A striking set of keyboards, synthesizers, percussion instruments, a trio of brass instruments, and a few wind chimes for good measure welcomed my roommate and I as we entered the Charleston Music Hall. Set in front of a beautiful black curtain that looked like pure starlight shining through, I knew we were in for a fun night.
Charlton Singleton and Quiana Parler and Friends are not new to the tribute scene, having done a Prince tribute, a Frank Sinatra tribute, and another Stevie Wonder tribute previously.

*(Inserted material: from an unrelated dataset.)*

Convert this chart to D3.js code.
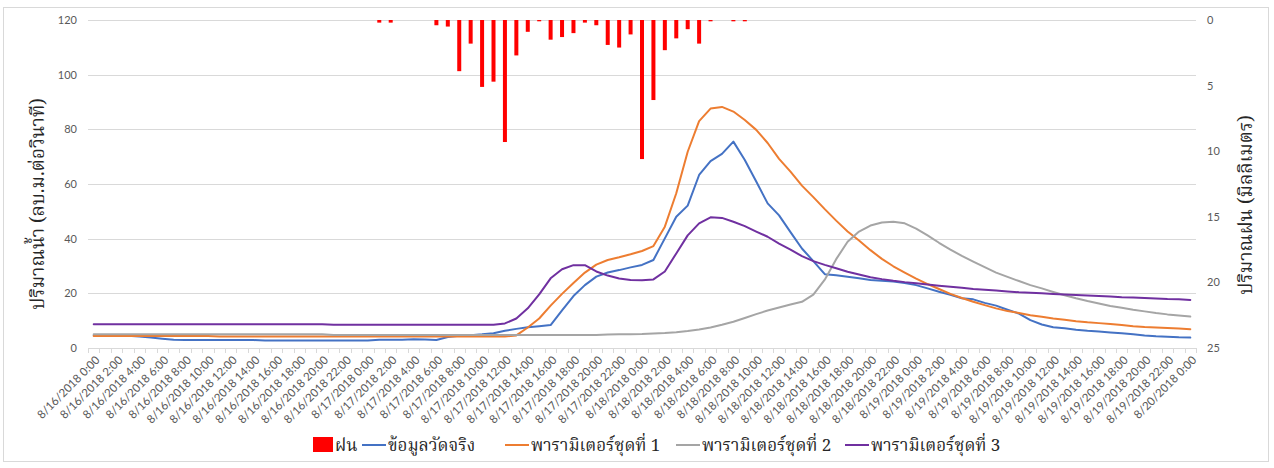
<!DOCTYPE html>
<html>
<head>
<meta charset="utf-8">
<script src="https://cdn.jsdelivr.net/npm/d3@7"></script>
<style>
  html, body { margin: 0; padding: 0; background: #fff; }
  svg { display: block; }
  .num { font-family: Lato, "Liberation Sans", sans-serif; fill: #595959; }
  .thai { font-family: "Noto Serif Thai", "Noto Sans Thai", "Loma", "Garuda", "Norasi", "Tlwg Typo", "Noto Sans", "DejaVu Sans", serif; fill: #262626; }
</style>
</head>
<body>
<svg id="chart" width="1274" height="468"></svg>
<script>
// Hourly flow (m3/s) and rainfall (mm), 8/16/2018 0:00 → 8/20/2018 0:00
const tickLabels = [
  "8/16/2018 0:00","8/16/2018 2:00","8/16/2018 4:00","8/16/2018 6:00","8/16/2018 8:00","8/16/2018 10:00",
  "8/16/2018 12:00","8/16/2018 14:00","8/16/2018 16:00","8/16/2018 18:00","8/16/2018 20:00","8/16/2018 22:00",
  "8/17/2018 0:00","8/17/2018 2:00","8/17/2018 4:00","8/17/2018 6:00","8/17/2018 8:00","8/17/2018 10:00",
  "8/17/2018 12:00","8/17/2018 14:00","8/17/2018 16:00","8/17/2018 18:00","8/17/2018 20:00","8/17/2018 22:00",
  "8/18/2018 0:00","8/18/2018 2:00","8/18/2018 4:00","8/18/2018 6:00","8/18/2018 8:00","8/18/2018 10:00",
  "8/18/2018 12:00","8/18/2018 14:00","8/18/2018 16:00","8/18/2018 18:00","8/18/2018 20:00","8/18/2018 22:00",
  "8/19/2018 0:00","8/19/2018 2:00","8/19/2018 4:00","8/19/2018 6:00","8/19/2018 8:00","8/19/2018 10:00",
  "8/19/2018 12:00","8/19/2018 14:00","8/19/2018 16:00","8/19/2018 18:00","8/19/2018 20:00","8/19/2018 22:00",
  "8/20/2018 0:00"
];

// rainfall, mm per hour
const rain = [
  0,0,0,0,0,0,0,0,0,0, 0,0,0,0,0,0,0,0,0,0,
  0,0,0,0,0,0.2,0.2,0,0,0, 0.4,0.5,3.9,1.8,5.1,4.7,9.3,2.7,0.9,0.1,
  1.5,1.3,1.0,0.2,0.4,1.9,2.1,1.1,10.6,6.1, 2.3,1.4,0.7,1.8,0.1,0,0.1,0.1,0,0,
  0,0,0,0,0,0,0,0,0,0, 0,0,0,0,0,0,0,0,0,0,
  0,0,0,0,0,0,0,0,0,0, 0,0,0,0,0,0,0
];

// observed flow
const observed = [
  4.7,4.7,4.7,4.5,4.2,3.8,3.4,3.0,2.9,2.9, 2.9,2.9,2.9,2.9,2.9,2.7,2.7,2.7,2.7,2.7,
  2.7,2.7,2.7,2.7,2.7,3.0,3.0,3.0,3.2,3.1, 2.9,4.0,4.5,4.7,5.0,5.4,6.3,7.0,7.6,8.0,
  8.4,13.8,19.0,23.0,26.1,27.6,28.5,29.5,30.4,32.2, 40.1,48.0,52.1,63.3,68.4,71.0,75.5,68.8,60.9,52.9,
  48.5,42.4,36.4,31.8,27.0,26.6,26.1,25.5,24.9,24.6, 24.3,23.8,23.0,21.8,20.6,19.5,18.2,17.8,16.5,15.5,
  14.0,12.6,10.2,8.6,7.6,7.2,6.7,6.3,6.0,5.7, 5.4,5.0,4.6,4.3,4.1,3.9,3.8
];

// parameter set 1
const param1 = [
  4.4,4.4,4.4,4.4,4.4,4.4,4.4,4.4,4.4,4.4, 4.4,4.2,4.2,4.2,4.2,4.2,4.2,4.2,4.2,4.2,
  4.2,4.2,4.2,4.2,4.2,4.2,4.2,4.2,4.2,4.2, 4.2,4.2,4.2,4.2,4.2,4.2,4.2,4.6,7.5,10.8,
  15.5,19.8,23.8,27.6,30.5,32.2,33.2,34.3,35.5,37.3, 44.4,56.6,71.8,83.0,87.6,88.2,86.5,83.4,79.8,75.0,
  69.2,64.5,59.4,55.2,50.8,46.6,42.6,39.3,35.8,32.6, 29.9,27.6,25.4,23.4,21.6,19.8,18.3,16.9,15.7,14.5,
  13.5,12.8,12.0,11.4,10.8,10.3,9.8,9.4,9.1,8.8, 8.4,8.0,7.7,7.5,7.3,7.1,6.9
];

// parameter set 2
const param2 = [
  5.0,5.0,5.0,5.0,5.0,5.0,5.0,5.0,5.0,5.0, 5.0,5.0,5.0,5.0,5.0,5.0,5.0,5.0,5.0,5.0,
  5.0,4.8,4.8,4.8,4.8,4.8,4.8,4.8,4.8,4.8, 4.8,4.8,4.8,4.8,4.8,4.8,4.8,4.8,4.8,4.8,
  4.8,4.8,4.8,4.8,4.8,4.9,5.0,5.0,5.1,5.3, 5.5,5.8,6.2,6.8,7.5,8.5,9.6,11.0,12.4,13.7,
  14.8,15.9,16.9,19.5,25.0,32.5,38.9,42.6,44.8,45.9, 46.2,45.6,43.7,41.2,38.5,36.0,33.7,31.6,29.6,27.6,
  26.0,24.5,23.0,21.8,20.5,19.3,18.2,17.2,16.3,15.4, 14.7,14.0,13.4,12.8,12.3,11.9,11.5
];

// parameter set 3
const param3 = [
  8.7,8.7,8.7,8.7,8.7,8.7,8.7,8.7,8.7,8.7, 8.7,8.7,8.7,8.7,8.7,8.7,8.7,8.7,8.7,8.7,
  8.7,8.5,8.5,8.5,8.5,8.5,8.5,8.5,8.5,8.5, 8.5,8.5,8.5,8.5,8.5,8.5,9.0,10.8,14.5,19.6,
  25.5,28.8,30.3,30.3,28.0,26.5,25.4,24.9,24.8,25.1, 28.0,34.6,41.2,45.6,47.8,47.6,46.2,44.6,42.6,40.7,
  38.2,36.0,33.6,31.8,30.4,29.2,27.9,26.9,25.9,25.2, 24.6,24.1,23.7,23.2,22.8,22.4,22.0,21.6,21.3,21.0,
  20.7,20.4,20.2,20.0,19.8,19.6,19.4,19.2,19.0,18.8, 18.6,18.5,18.3,18.1,17.9,17.8,17.6
];

const flowTicks = [0, 20, 40, 60, 80, 100, 120];
const rainTicks = [0, 5, 10, 15, 20, 25];

const seriesNames = ["ข้อมูลวัดจริง", "พารามิเตอร์ชุดที่ 1", "พารามิเตอร์ชุดที่ 2", "พารามิเตอร์ชุดที่ 3"];
const seriesColors = ["#4472c4", "#ed7d31", "#a5a5a5", "#7030a0"];
const rainName = "ฝน";
const rainColor = "#ff0000";

const leftTitle = "ปริมาณน้ำ (ลบ.ม.ต่อวินาที)";
const rightTitle = "ปริมาณฝน (มิลลิเมตร)";

const svg = d3.select("#chart");
const plot = { left: 88, right: 1196, top: 20, bottom: 348 };

// outer chart border
svg.append("rect")
  .attr("x", 3.5).attr("y", 7.5).attr("width", 1265).attr("height", 454)
  .attr("fill", "#fff").attr("stroke", "#d9d9d9").attr("stroke-width", 1);

const idx = d3.range(observed.length);
const x = d3.scaleBand().domain(idx).range([plot.left, plot.right]).paddingInner(0).paddingOuter(0);
const cx = i => x(i) + x.bandwidth() / 2;
const yL = d3.scaleLinear().domain([0, 120]).range([plot.bottom, plot.top]);
const yR = d3.scaleLinear().domain([0, 25]).range([plot.top, plot.bottom]);

// horizontal gridlines
svg.append("g")
  .selectAll("line").data(flowTicks).join("line")
  .attr("x1", plot.left).attr("x2", plot.right)
  .attr("y1", d => Math.round(yL(d)) + 0.5).attr("y2", d => Math.round(yL(d)) + 0.5)
  .attr("stroke", "#d9d9d9").attr("stroke-width", 1);

// left axis
const axL = svg.append("g").attr("transform", `translate(${plot.left},0)`)
  .call(d3.axisLeft(yL).tickValues(flowTicks).tickSize(0).tickPadding(11));
axL.select(".domain").remove();
axL.selectAll("text").attr("class", "num").style("font-size", "11px");

// right axis
const axR = svg.append("g").attr("transform", `translate(${plot.right},0)`)
  .call(d3.axisRight(yR).tickValues(rainTicks).tickSize(0).tickPadding(11));
axR.select(".domain").remove();
axR.selectAll("text").attr("class", "num").style("font-size", "11px");

// bottom axis with a tick at every category boundary
const boundaries = d3.range(observed.length + 1).map(i => plot.left + i * x.bandwidth());
const axB = svg.append("g");
axB.append("line")
  .attr("x1", plot.left).attr("x2", plot.right)
  .attr("y1", plot.bottom + 0.5).attr("y2", plot.bottom + 0.5)
  .attr("stroke", "#d9d9d9");
axB.selectAll("line.tk").data(boundaries).join("line").attr("class", "tk")
  .attr("x1", d => Math.round(d) + 0.5).attr("x2", d => Math.round(d) + 0.5)
  .attr("y1", plot.bottom).attr("y2", plot.bottom + 5)
  .attr("stroke", "#d9d9d9");

// rotated category labels every second hour
axB.selectAll("text").data(tickLabels).join("text")
  .attr("class", "num")
  .style("font-size", "11.5px")
  .attr("text-anchor", "end")
  .attr("transform", (d, k) => `translate(${cx(k * 2) + 4},${plot.bottom + 10}) rotate(-45)`)
  .attr("dy", "0.35em")
  .text(d => d);

// rainfall bars hanging from the top
const barW = 4;
svg.append("g").selectAll("rect").data(idx.filter(i => rain[i] > 0)).join("rect")
  .attr("x", i => cx(i) - barW / 2)
  .attr("y", yR(0))
  .attr("width", barW)
  .attr("height", i => yR(rain[i]) - yR(0))
  .attr("fill", rainColor);

// flow lines
const allSeries = [observed, param1, param2, param3];
const line = d3.line().x((d, i) => cx(i)).y(d => yL(d));
allSeries.forEach((s, k) => {
  svg.append("path")
    .datum(s)
    .attr("d", line)
    .attr("fill", "none")
    .attr("stroke", seriesColors[k])
    .attr("stroke-width", 2)
    .attr("stroke-linejoin", "round")
    .attr("stroke-linecap", "round");
});

// axis titles
svg.append("text").attr("class", "thai")
  .attr("transform", `translate(44,${(plot.top + plot.bottom) / 2 + 20}) rotate(-90)`)
  .attr("text-anchor", "middle")
  .style("font-size", "19px")
  .text(leftTitle);

svg.append("text").attr("class", "thai")
  .attr("transform", `translate(1252,${(plot.top + plot.bottom) / 2 + 21}) rotate(-90)`)
  .attr("text-anchor", "middle")
  .style("font-size", "19px")
  .text(rightTitle);

// legend
const legend = svg.append("g").attr("transform", "translate(0,445)");
const lg0 = legend.append("g").attr("transform", "translate(313,0)");
lg0.append("rect").attr("x", 0).attr("y", -8).attr("width", 20).attr("height", 15).attr("fill", rainColor);
lg0.append("text").attr("class", "thai").attr("x", 22).attr("dy", "0.35em").style("font-size", "17px").text(rainName);

const legendX = [362, 505, 676, 845];
seriesNames.forEach((n, s) => {
  const g = legend.append("g").attr("transform", `translate(${legendX[s]},0)`);
  g.append("line").attr("x1", 0).attr("x2", 24).attr("y1", 0).attr("y2", 0)
    .attr("stroke", seriesColors[s]).attr("stroke-width", 2);
  g.append("text").attr("class", "thai").attr("x", 26).attr("dy", "0.35em")
    .style("font-size", "17px").text(n);
});
</script>
</body>
</html>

This particular event was held as a part of the MOJA Arts Festival, which is a “celebration of African-American and Caribbean arts” held between September 28 and October 8. The concert was an interesting mix of different ages, cultures, and ethnicities, probably thanks to the MOJA festival.
The huge ensemble of Higher Ground, a tribute group to the music of Stevie Wonder, casually came to the stage without much to-do, but Quiana Parler had a magnetic star quality that made you want to dance along with her in her sparkly disco pants and matching shoes. If she were the only vocalist on stage, I wouldn’t have known any different.
The group was dressed cohesively, without being too matchy-matchy, in a nice mix of professional dress and fun pieces. Some groups end up looking stuffy for the sake of trying to look legitimate or important, so it was refreshing to see a group not take themselves too seriously.
The sixth song of the night, “All I Do,” showed off Parler’s strong vocal capabilities as well as her ability to draw in the audience. She knows how to work an audience, leaving Charlton Singleton and Aaron Hines, her two counterparts, in the dust.
Singleton, admittedly the weakest vocalist in the group, did have a shining moment in his rendition of the classic, “I Just Called to Say I Love You,” which he sweetly introduced by saying he auditioned for a middle school musical with it. I chalked up his performance to years of practice. Being a virtuoso trumpet player first and foremost, Higher Ground simply didn’t capitalize on Singleton’s greatest strengths in this regard. The lighting for this piece was the best of the night with red and a few stripes of white rather than the rainbow spitfire in other songs in order to set the “funk” tone (which is rather unnecessary, considering the show is a Stevie Wonder tribute), but ended up just blinding the audience.
The keyboardist and backup singer both got a chance to shine as the lead vocalists took a break, and it was honestly the most memorable moment of the night. The keyboardist, Mike Brown, soulfully belted “You and I” with an impressive vibrato that earned him more cheers than either Singleton or Hines. The backup singer was accompanied only by Brown in a rendition of “If It’s Magic” that was set with beautiful cool colored lights. Her style was much more measured and level than Parler, but lacked Parler’s confidence and charisma. At the end the unnamed backup vocalist received a well-deserved standing ovation and wiped tears away.
Overall, the mix of very well-known to little known songs was interesting. There were some Stevie Wonder classics that seemed distinctly missing from the set, like “My Cherie Amour” and “Isn’t She Lovely” in favor for more underground (if you could call any Stevie Wonder song underground) songs like, “Boogie On Reggae Woman.” It is hard to pick a set that will please everyone with such a legend, so I applaud Higher Ground for their attempts, but the set seemed to drag on longer than needed with twenty songs plus an encore, many blending into the next.
If you’re looking for plain fun, this group knows what they’re doing and doesn’t take themselves too seriously. This was a fun night out for a non-devotee with baseline knowledge of Stevie Wonder, and I am curious to see what this group comes up with next. At the end of the day, it’s a tribute show, not a symphony, and should be taken at face value.